Work to be completed: Leave out the images and repeat the listing below without a single change.

/---

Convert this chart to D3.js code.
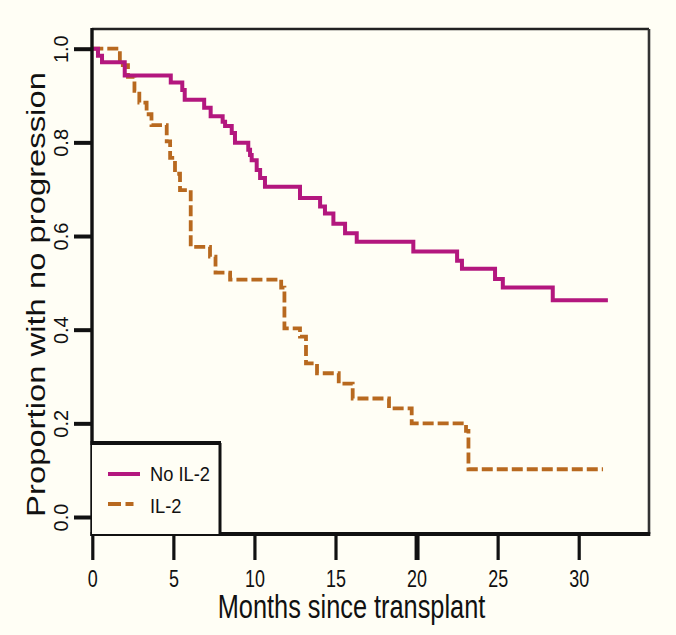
<!DOCTYPE html>
<html>
<head>
<meta charset="utf-8">
<script src="https://cdn.jsdelivr.net/npm/d3@7"></script>
<style>
  html, body { margin: 0; padding: 0; background: #fffef5; }
  svg { display: block; }
  text { font-family: "Liberation Sans", Arial, sans-serif; fill: #111; }
</style>
</head>
<body>
<svg id="chart" width="676" height="635"></svg>
<script>
// ---- data ----
const seriesNames = ["No IL-2", "IL-2"];
const noIL2Times = [0, 0.35, 0.6, 2.0, 4.84, 5.55, 5.7, 6.9, 7.3, 8.04, 8.19, 8.6, 8.8, 9.62, 9.73, 9.83, 10.14, 10.35, 10.65, 12.81, 14.05, 14.35, 14.87, 15.59, 16.31, 19.8, 22.5, 22.8, 24.84, 25.32, 28.4, 31.8];
const noIL2Surv  = [1.0, 0.985, 0.971, 0.943, 0.928, 0.912, 0.891, 0.874, 0.856, 0.844, 0.835, 0.82, 0.799, 0.784, 0.773, 0.762, 0.741, 0.724, 0.705, 0.681, 0.663, 0.648, 0.626, 0.606, 0.588, 0.567, 0.547, 0.530, 0.508, 0.49, 0.463, 0.463];
const il2Times = [0, 1.7, 2.2, 2.6, 2.9, 3.35, 3.65, 4.59, 4.8, 5.1, 5.41, 6.07, 7.26, 7.6, 8.5, 11.65, 11.85, 12.81, 13.18, 13.86, 15.2, 16.06, 18.3, 19.7, 23.05, 23.2, 31.5];
const il2Surv  = [1.0, 0.965, 0.94, 0.91, 0.885, 0.86, 0.837, 0.802, 0.767, 0.733, 0.698, 0.577, 0.556, 0.522, 0.507, 0.49, 0.403, 0.385, 0.328, 0.307, 0.285, 0.253, 0.232, 0.2, 0.184, 0.102, 0.102];
const xTicks = [0, 5, 10, 15, 20, 25, 30];
const yTicks = [0.0, 0.2, 0.4, 0.6, 0.8, 1.0];
const xTitle = "Months since transplant";
const yTitle = "Proportion with no progression";

// ---- layout ----
const box = { left: 92, top: 29, right: 649, bottom: 534 };
const colNo = "#b3177e", colIL = "#b8691f";

const svg = d3.select("#chart");
svg.append("rect").attr("width", 676).attr("height", 635).attr("fill", "#fffef5");

const x = d3.scaleLinear().domain([0, 30]).range([92.3, 578.7]);
const y = d3.scaleLinear().domain([0, 1]).range([517, 48.7]);

const line = d3.line().x(d => x(d[0])).y(d => y(d[1])).curve(d3.curveStepAfter);

const noData = noIL2Times.map((t, i) => [t, noIL2Surv[i]]);
const ilData = il2Times.map((t, i) => [t, il2Surv[i]]);

svg.append("path").datum(ilData).attr("d", line)
  .attr("fill", "none").attr("stroke", colIL).attr("stroke-width", 3.8)
  .attr("stroke-dasharray", "11,4");
svg.append("path").datum(noData).attr("d", line)
  .attr("fill", "none").attr("stroke", colNo).attr("stroke-width", 4);

// box
svg.append("line").attr("x1", box.left).attr("x2", box.right).attr("y1", box.top).attr("y2", box.top)
  .attr("stroke", "#222").attr("stroke-width", 2.6);
svg.append("line").attr("x1", box.right).attr("x2", box.right).attr("y1", box.top).attr("y2", box.bottom)
  .attr("stroke", "#333").attr("stroke-width", 2.6);
svg.append("line").attr("x1", box.left).attr("x2", box.left).attr("y1", box.top - 1).attr("y2", box.bottom + 2)
  .attr("stroke", "#111").attr("stroke-width", 3.4);
svg.append("line").attr("x1", box.left - 1.5).attr("x2", box.right + 1.3).attr("y1", box.bottom).attr("y2", box.bottom)
  .attr("stroke", "#111").attr("stroke-width", 4);

// x axis
const gx = svg.append("g").attr("transform", `translate(0,${box.bottom})`)
  .call(d3.axisBottom(x).tickValues(xTicks).tickSize(26).tickFormat(d3.format("d")));
gx.select(".domain").remove();
gx.selectAll(".tick line").attr("stroke", "#111").attr("stroke-width", d => d === 20 ? 5 : 3.2);
gx.selectAll(".tick text").attr("y", 52.7).attr("dy", "0").attr("font-size", 23)
  .attr("transform", "scale(0.78,1)").attr("fill", "#111").style("font-family", '"Liberation Sans", Arial, sans-serif');

// y axis
const gy = svg.append("g").attr("transform", `translate(${box.left},0)`)
  .call(d3.axisLeft(y).tickValues(yTicks).tickSize(18).tickFormat(d3.format(".1f")));
gy.select(".domain").remove();
gy.selectAll(".tick line").attr("stroke", "#111").attr("stroke-width", 4);
gy.selectAll(".tick text").attr("x", 0).attr("y", 0).attr("dy", "0")
  .attr("text-anchor", "middle").attr("font-size", 20)
  .attr("transform", "translate(-24,0) rotate(-90)").attr("fill", "#111")
  .style("font-family", '"Liberation Sans", Arial, sans-serif');

// titles
svg.append("text").attr("text-anchor", "middle").attr("font-size", 32.5)
  .attr("transform", "translate(351.5,618) scale(0.78,1)").text(xTitle);
svg.append("text").attr("text-anchor", "middle").attr("font-size", 32.8)
  .attr("transform", "translate(45,294.5) scale(0.78,1) rotate(-90)").text(yTitle);

// legend
const lg = svg.append("g");
lg.append("rect").attr("x", box.left).attr("y", 443).attr("width", 220 - box.left).attr("height", box.bottom - 443)
  .attr("fill", "#fffef5");
lg.append("line").attr("x1", box.left - 1.5).attr("x2", 221).attr("y1", 443).attr("y2", 443)
  .attr("stroke", "#111").attr("stroke-width", 4);
lg.append("line").attr("x1", 220).attr("x2", 220).attr("y1", 443).attr("y2", box.bottom)
  .attr("stroke", "#111").attr("stroke-width", 3);
lg.append("line").attr("x1", 108).attr("x2", 140).attr("y1", 474).attr("y2", 474)
  .attr("stroke", colNo).attr("stroke-width", 4);
lg.append("line").attr("x1", 108).attr("x2", 133.5).attr("y1", 504).attr("y2", 504)
  .attr("stroke", colIL).attr("stroke-width", 3.8).attr("stroke-dasharray", "13,4.5");
lg.append("text").attr("font-size", 21).attr("transform", "translate(150,481) scale(0.87,1)").text(seriesNames[0]);
lg.append("text").attr("font-size", 21).attr("transform", "translate(150,513) scale(0.87,1)").text(seriesNames[1]);
</script>
</body>
</html>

\---

Expected output:
Convert this chart to D3.js code.
<!DOCTYPE html>
<html>
<head>
<meta charset="utf-8">
<script src="https://cdn.jsdelivr.net/npm/d3@7"></script>
<style>
  html, body { margin: 0; padding: 0; background: #fffef5; }
  svg { display: block; }
  text { font-family: "Liberation Sans", Arial, sans-serif; fill: #111; }
</style>
</head>
<body>
<svg id="chart" width="676" height="635"></svg>
<script>
// ---- data ----
const seriesNames = ["No IL-2", "IL-2"];
const noIL2Times = [0, 0.35, 0.6, 2.0, 4.84, 5.55, 5.7, 6.9, 7.3, 8.04, 8.19, 8.6, 8.8, 9.62, 9.73, 9.83, 10.14, 10.35, 10.65, 12.81, 14.05, 14.35, 14.87, 15.59, 16.31, 19.8, 22.5, 22.8, 24.84, 25.32, 28.4, 31.8];
const noIL2Surv  = [1.0, 0.985, 0.971, 0.943, 0.928, 0.912, 0.891, 0.874, 0.856, 0.844, 0.835, 0.82, 0.799, 0.784, 0.773, 0.762, 0.741, 0.724, 0.705, 0.681, 0.663, 0.648, 0.626, 0.606, 0.588, 0.567, 0.547, 0.530, 0.508, 0.49, 0.463, 0.463];
const il2Times = [0, 1.7, 2.2, 2.6, 2.9, 3.35, 3.65, 4.59, 4.8, 5.1, 5.41, 6.07, 7.26, 7.6, 8.5, 11.65, 11.85, 12.81, 13.18, 13.86, 15.2, 16.06, 18.3, 19.7, 23.05, 23.2, 31.5];
const il2Surv  = [1.0, 0.965, 0.94, 0.91, 0.885, 0.86, 0.837, 0.802, 0.767, 0.733, 0.698, 0.577, 0.556, 0.522, 0.507, 0.49, 0.403, 0.385, 0.328, 0.307, 0.285, 0.253, 0.232, 0.2, 0.184, 0.102, 0.102];
const xTicks = [0, 5, 10, 15, 20, 25, 30];
const yTicks = [0.0, 0.2, 0.4, 0.6, 0.8, 1.0];
const xTitle = "Months since transplant";
const yTitle = "Proportion with no progression";

// ---- layout ----
const box = { left: 92, top: 29, right: 649, bottom: 534 };
const colNo = "#b3177e", colIL = "#b8691f";

const svg = d3.select("#chart");
svg.append("rect").attr("width", 676).attr("height", 635).attr("fill", "#fffef5");

const x = d3.scaleLinear().domain([0, 30]).range([92.3, 578.7]);
const y = d3.scaleLinear().domain([0, 1]).range([517, 48.7]);

const line = d3.line().x(d => x(d[0])).y(d => y(d[1])).curve(d3.curveStepAfter);

const noData = noIL2Times.map((t, i) => [t, noIL2Surv[i]]);
const ilData = il2Times.map((t, i) => [t, il2Surv[i]]);

svg.append("path").datum(ilData).attr("d", line)
  .attr("fill", "none").attr("stroke", colIL).attr("stroke-width", 3.8)
  .attr("stroke-dasharray", "11,4");
svg.append("path").datum(noData).attr("d", line)
  .attr("fill", "none").attr("stroke", colNo).attr("stroke-width", 4);

// box
svg.append("line").attr("x1", box.left).attr("x2", box.right).attr("y1", box.top).attr("y2", box.top)
  .attr("stroke", "#222").attr("stroke-width", 2.6);
svg.append("line").attr("x1", box.right).attr("x2", box.right).attr("y1", box.top).attr("y2", box.bottom)
  .attr("stroke", "#333").attr("stroke-width", 2.6);
svg.append("line").attr("x1", box.left).attr("x2", box.left).attr("y1", box.top - 1).attr("y2", box.bottom + 2)
  .attr("stroke", "#111").attr("stroke-width", 3.4);
svg.append("line").attr("x1", box.left - 1.5).attr("x2", box.right + 1.3).attr("y1", box.bottom).attr("y2", box.bottom)
  .attr("stroke", "#111").attr("stroke-width", 4);

// x axis
const gx = svg.append("g").attr("transform", `translate(0,${box.bottom})`)
  .call(d3.axisBottom(x).tickValues(xTicks).tickSize(26).tickFormat(d3.format("d")));
gx.select(".domain").remove();
gx.selectAll(".tick line").attr("stroke", "#111").attr("stroke-width", d => d === 20 ? 5 : 3.2);
gx.selectAll(".tick text").attr("y", 52.7).attr("dy", "0").attr("font-size", 23)
  .attr("transform", "scale(0.78,1)").attr("fill", "#111").style("font-family", '"Liberation Sans", Arial, sans-serif');

// y axis
const gy = svg.append("g").attr("transform", `translate(${box.left},0)`)
  .call(d3.axisLeft(y).tickValues(yTicks).tickSize(18).tickFormat(d3.format(".1f")));
gy.select(".domain").remove();
gy.selectAll(".tick line").attr("stroke", "#111").attr("stroke-width", 4);
gy.selectAll(".tick text").attr("x", 0).attr("y", 0).attr("dy", "0")
  .attr("text-anchor", "middle").attr("font-size", 20)
  .attr("transform", "translate(-24,0) rotate(-90)").attr("fill", "#111")
  .style("font-family", '"Liberation Sans", Arial, sans-serif');

// titles
svg.append("text").attr("text-anchor", "middle").attr("font-size", 32.5)
  .attr("transform", "translate(351.5,618) scale(0.78,1)").text(xTitle);
svg.append("text").attr("text-anchor", "middle").attr("font-size", 32.8)
  .attr("transform", "translate(45,294.5) scale(0.78,1) rotate(-90)").text(yTitle);

// legend
const lg = svg.append("g");
lg.append("rect").attr("x", box.left).attr("y", 443).attr("width", 220 - box.left).attr("height", box.bottom - 443)
  .attr("fill", "#fffef5");
lg.append("line").attr("x1", box.left - 1.5).attr("x2", 221).attr("y1", 443).attr("y2", 443)
  .attr("stroke", "#111").attr("stroke-width", 4);
lg.append("line").attr("x1", 220).attr("x2", 220).attr("y1", 443).attr("y2", box.bottom)
  .attr("stroke", "#111").attr("stroke-width", 3);
lg.append("line").attr("x1", 108).attr("x2", 140).attr("y1", 474).attr("y2", 474)
  .attr("stroke", colNo).attr("stroke-width", 4);
lg.append("line").attr("x1", 108).attr("x2", 133.5).attr("y1", 504).attr("y2", 504)
  .attr("stroke", colIL).attr("stroke-width", 3.8).attr("stroke-dasharray", "13,4.5");
lg.append("text").attr("font-size", 21).attr("transform", "translate(150,481) scale(0.87,1)").text(seriesNames[0]);
lg.append("text").attr("font-size", 21).attr("transform", "translate(150,513) scale(0.87,1)").text(seriesNames[1]);
</script>
</body>
</html>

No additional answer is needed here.